In the entries below, repeat only the lines between those holding "Generate a LaTeX" and "(0,0) rectangle (1366,744);", inclusive. Leave pictures out.

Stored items
▼

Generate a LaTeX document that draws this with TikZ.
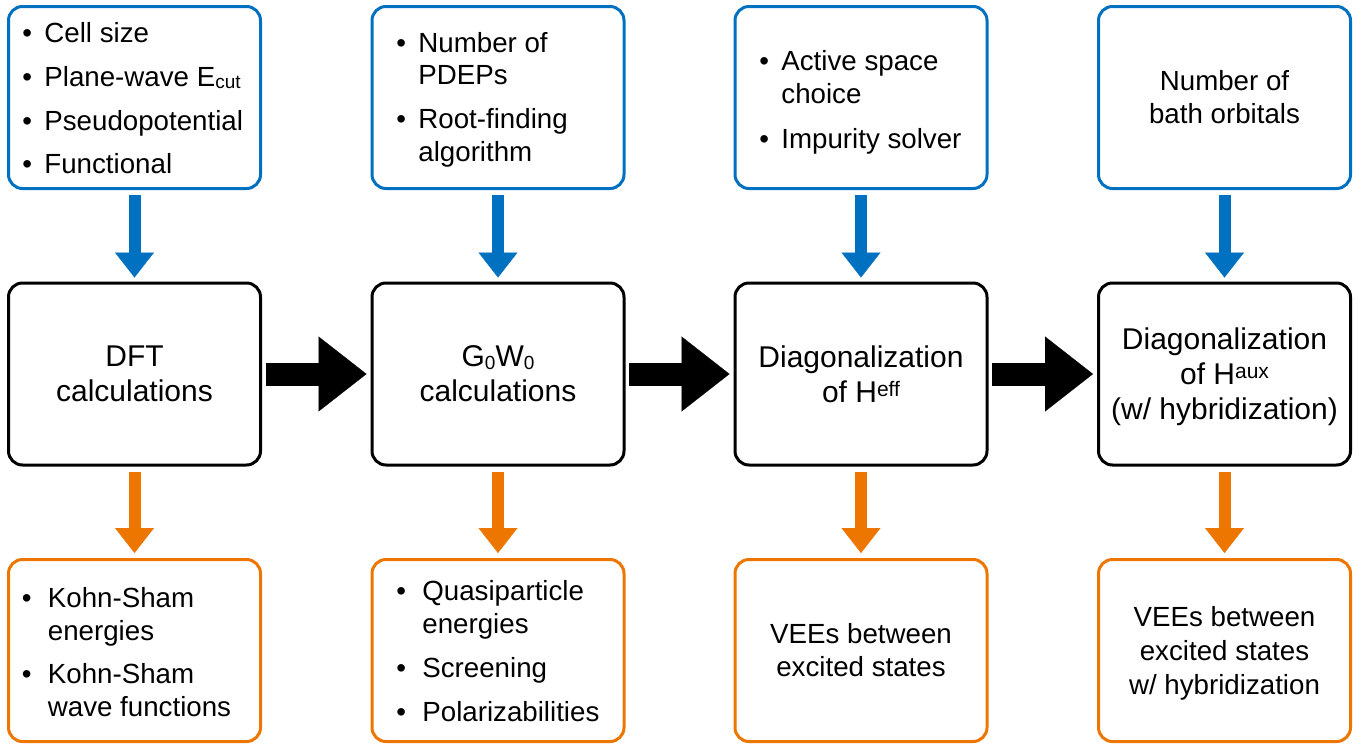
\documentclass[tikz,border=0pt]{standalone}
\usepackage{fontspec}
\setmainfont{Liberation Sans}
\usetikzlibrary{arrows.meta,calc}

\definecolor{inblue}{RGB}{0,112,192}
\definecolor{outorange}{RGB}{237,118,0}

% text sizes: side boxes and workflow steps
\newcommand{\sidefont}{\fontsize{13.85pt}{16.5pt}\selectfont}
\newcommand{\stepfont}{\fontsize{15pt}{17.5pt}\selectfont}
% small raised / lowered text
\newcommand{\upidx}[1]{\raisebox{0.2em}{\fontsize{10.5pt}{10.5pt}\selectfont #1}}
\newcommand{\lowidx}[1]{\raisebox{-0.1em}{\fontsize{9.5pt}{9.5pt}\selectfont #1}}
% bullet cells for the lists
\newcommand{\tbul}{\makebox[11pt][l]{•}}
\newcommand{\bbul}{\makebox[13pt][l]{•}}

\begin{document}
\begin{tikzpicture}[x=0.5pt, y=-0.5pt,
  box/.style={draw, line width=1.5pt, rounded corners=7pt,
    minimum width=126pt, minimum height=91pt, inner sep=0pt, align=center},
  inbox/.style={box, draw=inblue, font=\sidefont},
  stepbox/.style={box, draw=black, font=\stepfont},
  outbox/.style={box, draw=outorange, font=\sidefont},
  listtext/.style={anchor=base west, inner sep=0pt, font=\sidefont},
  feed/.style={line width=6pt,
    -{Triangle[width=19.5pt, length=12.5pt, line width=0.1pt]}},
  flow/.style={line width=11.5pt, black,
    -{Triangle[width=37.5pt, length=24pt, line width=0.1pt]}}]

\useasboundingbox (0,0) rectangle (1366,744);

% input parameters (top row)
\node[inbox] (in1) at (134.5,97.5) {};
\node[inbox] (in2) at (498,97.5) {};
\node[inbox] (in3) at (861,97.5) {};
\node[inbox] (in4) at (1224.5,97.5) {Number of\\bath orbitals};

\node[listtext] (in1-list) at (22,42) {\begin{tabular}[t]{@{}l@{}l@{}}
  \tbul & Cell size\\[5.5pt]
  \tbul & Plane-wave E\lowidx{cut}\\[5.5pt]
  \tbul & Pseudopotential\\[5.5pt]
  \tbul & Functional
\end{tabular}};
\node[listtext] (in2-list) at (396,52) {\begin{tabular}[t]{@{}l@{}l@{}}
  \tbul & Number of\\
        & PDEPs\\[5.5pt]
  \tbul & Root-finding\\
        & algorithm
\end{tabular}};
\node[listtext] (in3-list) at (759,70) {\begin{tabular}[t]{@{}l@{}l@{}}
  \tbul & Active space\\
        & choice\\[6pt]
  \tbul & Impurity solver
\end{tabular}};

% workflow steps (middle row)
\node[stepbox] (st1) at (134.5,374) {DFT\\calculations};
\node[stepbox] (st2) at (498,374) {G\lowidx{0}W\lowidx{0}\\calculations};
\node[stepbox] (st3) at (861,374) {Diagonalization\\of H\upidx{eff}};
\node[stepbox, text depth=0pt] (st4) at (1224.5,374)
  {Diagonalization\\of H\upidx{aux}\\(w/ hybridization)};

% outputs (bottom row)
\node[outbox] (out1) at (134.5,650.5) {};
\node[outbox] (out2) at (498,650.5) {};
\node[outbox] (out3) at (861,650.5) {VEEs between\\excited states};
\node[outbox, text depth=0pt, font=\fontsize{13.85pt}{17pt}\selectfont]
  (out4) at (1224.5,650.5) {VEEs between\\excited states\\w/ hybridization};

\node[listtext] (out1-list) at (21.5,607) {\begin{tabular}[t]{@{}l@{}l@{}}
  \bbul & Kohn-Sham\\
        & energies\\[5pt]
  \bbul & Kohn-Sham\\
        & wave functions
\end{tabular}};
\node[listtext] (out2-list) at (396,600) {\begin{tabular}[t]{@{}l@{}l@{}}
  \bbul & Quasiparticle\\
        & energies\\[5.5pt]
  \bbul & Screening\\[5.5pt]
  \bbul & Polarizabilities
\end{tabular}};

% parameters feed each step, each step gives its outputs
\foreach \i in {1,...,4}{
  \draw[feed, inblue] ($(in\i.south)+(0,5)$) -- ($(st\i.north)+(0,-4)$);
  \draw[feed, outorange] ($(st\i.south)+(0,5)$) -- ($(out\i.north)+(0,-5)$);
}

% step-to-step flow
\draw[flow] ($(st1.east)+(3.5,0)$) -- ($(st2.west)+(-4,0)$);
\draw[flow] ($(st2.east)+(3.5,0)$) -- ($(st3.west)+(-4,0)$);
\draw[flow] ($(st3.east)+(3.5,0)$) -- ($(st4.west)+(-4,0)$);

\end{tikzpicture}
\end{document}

▲
▼

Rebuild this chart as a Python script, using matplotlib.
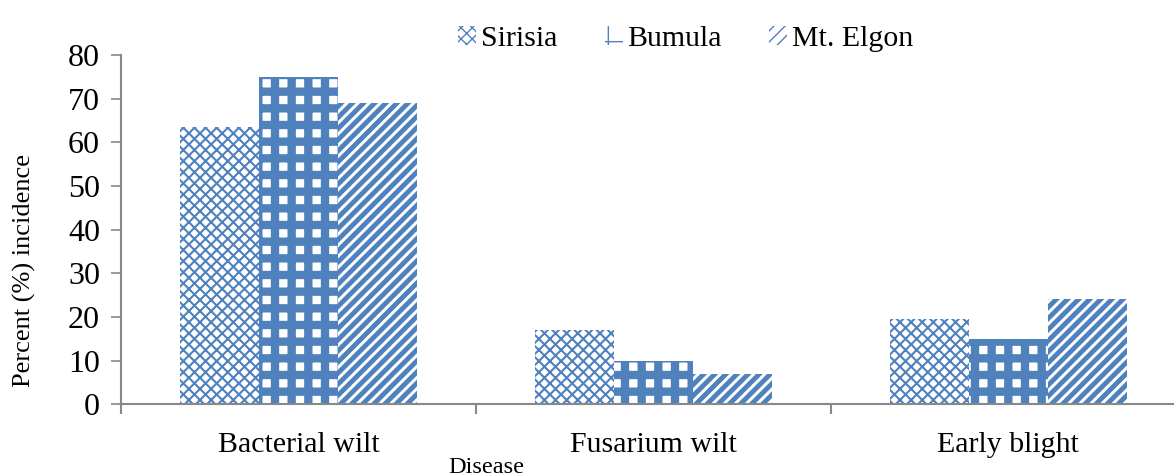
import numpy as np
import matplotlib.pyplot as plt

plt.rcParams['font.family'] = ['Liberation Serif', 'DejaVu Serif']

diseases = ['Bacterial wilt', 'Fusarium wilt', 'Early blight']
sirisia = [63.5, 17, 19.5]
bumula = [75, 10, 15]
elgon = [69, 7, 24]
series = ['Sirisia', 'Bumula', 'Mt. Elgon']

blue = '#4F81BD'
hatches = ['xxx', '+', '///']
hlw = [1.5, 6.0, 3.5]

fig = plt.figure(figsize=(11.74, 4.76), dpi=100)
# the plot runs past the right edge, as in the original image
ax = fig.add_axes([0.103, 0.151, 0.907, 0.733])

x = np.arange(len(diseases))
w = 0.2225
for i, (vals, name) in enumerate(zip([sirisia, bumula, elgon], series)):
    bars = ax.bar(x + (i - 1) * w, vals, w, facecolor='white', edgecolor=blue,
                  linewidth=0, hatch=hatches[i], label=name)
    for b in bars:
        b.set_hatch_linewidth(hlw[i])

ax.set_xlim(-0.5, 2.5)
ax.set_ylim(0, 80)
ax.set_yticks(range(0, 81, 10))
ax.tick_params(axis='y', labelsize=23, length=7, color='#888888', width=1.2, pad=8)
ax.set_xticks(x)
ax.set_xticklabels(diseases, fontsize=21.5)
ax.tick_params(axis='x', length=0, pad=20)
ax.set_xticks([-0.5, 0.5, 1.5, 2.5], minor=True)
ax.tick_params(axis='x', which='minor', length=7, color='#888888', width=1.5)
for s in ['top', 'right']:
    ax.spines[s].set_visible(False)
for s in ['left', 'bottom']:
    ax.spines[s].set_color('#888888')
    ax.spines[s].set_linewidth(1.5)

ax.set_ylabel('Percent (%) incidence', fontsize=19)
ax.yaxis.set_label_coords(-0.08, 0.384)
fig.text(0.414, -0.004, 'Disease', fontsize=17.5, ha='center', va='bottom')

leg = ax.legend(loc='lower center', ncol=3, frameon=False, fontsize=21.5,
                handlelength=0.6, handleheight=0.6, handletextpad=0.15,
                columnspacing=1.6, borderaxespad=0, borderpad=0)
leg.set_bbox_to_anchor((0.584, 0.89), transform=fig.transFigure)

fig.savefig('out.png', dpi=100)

▲
▼

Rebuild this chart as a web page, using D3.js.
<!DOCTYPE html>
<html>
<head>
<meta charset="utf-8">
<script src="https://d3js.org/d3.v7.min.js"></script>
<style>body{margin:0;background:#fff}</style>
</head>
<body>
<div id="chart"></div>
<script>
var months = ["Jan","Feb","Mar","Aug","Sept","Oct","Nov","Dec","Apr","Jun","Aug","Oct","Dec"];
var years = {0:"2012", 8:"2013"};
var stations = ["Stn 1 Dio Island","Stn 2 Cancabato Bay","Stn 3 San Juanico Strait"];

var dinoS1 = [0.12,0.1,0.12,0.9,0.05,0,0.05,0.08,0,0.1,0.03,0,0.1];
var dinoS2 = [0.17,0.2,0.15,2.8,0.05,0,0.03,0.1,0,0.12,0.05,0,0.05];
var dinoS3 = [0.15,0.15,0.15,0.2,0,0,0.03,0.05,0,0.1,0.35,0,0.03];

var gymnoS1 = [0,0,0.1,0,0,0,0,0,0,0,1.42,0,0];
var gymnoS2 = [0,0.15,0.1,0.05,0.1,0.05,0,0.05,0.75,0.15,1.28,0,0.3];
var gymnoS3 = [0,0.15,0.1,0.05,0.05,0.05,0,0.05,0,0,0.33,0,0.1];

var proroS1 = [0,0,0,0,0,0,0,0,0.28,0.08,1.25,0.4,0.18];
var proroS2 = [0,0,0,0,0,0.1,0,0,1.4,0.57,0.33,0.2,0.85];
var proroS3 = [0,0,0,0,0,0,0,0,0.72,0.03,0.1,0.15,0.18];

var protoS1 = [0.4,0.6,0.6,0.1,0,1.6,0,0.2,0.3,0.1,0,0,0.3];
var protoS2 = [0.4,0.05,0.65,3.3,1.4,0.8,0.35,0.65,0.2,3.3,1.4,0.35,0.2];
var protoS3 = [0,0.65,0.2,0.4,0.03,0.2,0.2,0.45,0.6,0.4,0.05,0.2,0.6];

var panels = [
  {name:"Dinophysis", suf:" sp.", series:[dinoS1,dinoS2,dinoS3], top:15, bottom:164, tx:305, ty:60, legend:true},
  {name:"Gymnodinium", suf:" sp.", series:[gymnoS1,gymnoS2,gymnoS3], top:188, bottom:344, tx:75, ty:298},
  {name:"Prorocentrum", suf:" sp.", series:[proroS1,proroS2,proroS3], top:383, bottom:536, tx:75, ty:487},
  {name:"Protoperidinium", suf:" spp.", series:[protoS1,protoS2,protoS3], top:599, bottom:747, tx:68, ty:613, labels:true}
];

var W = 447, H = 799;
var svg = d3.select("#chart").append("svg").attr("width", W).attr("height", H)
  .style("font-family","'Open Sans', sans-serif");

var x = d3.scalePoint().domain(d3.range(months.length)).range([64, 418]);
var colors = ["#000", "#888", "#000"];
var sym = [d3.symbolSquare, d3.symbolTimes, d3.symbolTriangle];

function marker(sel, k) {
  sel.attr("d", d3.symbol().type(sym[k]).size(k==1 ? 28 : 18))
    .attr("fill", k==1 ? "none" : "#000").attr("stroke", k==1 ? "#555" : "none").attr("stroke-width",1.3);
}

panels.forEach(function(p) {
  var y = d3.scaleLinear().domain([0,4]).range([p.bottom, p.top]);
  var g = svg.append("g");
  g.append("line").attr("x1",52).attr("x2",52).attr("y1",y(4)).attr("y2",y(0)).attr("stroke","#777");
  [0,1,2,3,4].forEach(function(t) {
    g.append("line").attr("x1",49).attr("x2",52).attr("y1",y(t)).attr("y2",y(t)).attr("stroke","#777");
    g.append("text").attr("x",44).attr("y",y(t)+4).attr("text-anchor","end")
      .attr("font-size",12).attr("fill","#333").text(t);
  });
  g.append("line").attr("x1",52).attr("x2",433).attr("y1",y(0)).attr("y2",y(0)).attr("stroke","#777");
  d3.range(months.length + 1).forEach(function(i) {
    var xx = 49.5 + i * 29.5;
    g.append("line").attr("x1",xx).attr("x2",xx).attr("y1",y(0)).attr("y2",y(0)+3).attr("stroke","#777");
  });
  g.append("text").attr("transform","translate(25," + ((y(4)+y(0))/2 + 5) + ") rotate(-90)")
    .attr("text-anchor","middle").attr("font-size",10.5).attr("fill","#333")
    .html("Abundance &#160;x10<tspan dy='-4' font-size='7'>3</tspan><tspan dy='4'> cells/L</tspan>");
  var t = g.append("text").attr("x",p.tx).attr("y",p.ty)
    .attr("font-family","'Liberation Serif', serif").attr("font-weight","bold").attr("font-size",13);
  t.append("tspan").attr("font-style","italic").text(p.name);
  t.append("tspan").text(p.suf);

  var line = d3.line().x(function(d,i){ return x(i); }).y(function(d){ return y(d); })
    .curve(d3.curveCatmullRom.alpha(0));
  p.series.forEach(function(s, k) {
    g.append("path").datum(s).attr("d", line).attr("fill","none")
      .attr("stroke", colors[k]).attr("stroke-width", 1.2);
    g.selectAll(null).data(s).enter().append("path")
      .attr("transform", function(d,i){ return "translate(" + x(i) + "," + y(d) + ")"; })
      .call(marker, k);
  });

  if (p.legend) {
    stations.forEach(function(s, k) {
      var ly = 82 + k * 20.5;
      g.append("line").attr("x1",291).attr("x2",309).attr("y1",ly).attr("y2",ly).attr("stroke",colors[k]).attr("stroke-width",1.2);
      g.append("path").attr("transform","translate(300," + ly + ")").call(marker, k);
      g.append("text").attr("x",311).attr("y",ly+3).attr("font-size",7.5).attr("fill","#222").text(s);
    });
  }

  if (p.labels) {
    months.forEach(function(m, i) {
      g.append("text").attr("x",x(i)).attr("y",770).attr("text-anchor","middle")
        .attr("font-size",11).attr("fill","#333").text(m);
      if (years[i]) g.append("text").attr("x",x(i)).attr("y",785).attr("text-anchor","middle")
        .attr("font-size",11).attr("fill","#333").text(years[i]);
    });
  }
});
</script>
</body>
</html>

▲

# Answer for this exercise
Generate a LaTeX document that draws this with TikZ.
\documentclass[tikz,border=0pt]{standalone}
\usepackage{fontspec}
\setmainfont{Liberation Sans}
\usetikzlibrary{arrows.meta,calc}

\definecolor{inblue}{RGB}{0,112,192}
\definecolor{outorange}{RGB}{237,118,0}

% text sizes: side boxes and workflow steps
\newcommand{\sidefont}{\fontsize{13.85pt}{16.5pt}\selectfont}
\newcommand{\stepfont}{\fontsize{15pt}{17.5pt}\selectfont}
% small raised / lowered text
\newcommand{\upidx}[1]{\raisebox{0.2em}{\fontsize{10.5pt}{10.5pt}\selectfont #1}}
\newcommand{\lowidx}[1]{\raisebox{-0.1em}{\fontsize{9.5pt}{9.5pt}\selectfont #1}}
% bullet cells for the lists
\newcommand{\tbul}{\makebox[11pt][l]{•}}
\newcommand{\bbul}{\makebox[13pt][l]{•}}

\begin{document}
\begin{tikzpicture}[x=0.5pt, y=-0.5pt,
  box/.style={draw, line width=1.5pt, rounded corners=7pt,
    minimum width=126pt, minimum height=91pt, inner sep=0pt, align=center},
  inbox/.style={box, draw=inblue, font=\sidefont},
  stepbox/.style={box, draw=black, font=\stepfont},
  outbox/.style={box, draw=outorange, font=\sidefont},
  listtext/.style={anchor=base west, inner sep=0pt, font=\sidefont},
  feed/.style={line width=6pt,
    -{Triangle[width=19.5pt, length=12.5pt, line width=0.1pt]}},
  flow/.style={line width=11.5pt, black,
    -{Triangle[width=37.5pt, length=24pt, line width=0.1pt]}}]

\useasboundingbox (0,0) rectangle (1366,744);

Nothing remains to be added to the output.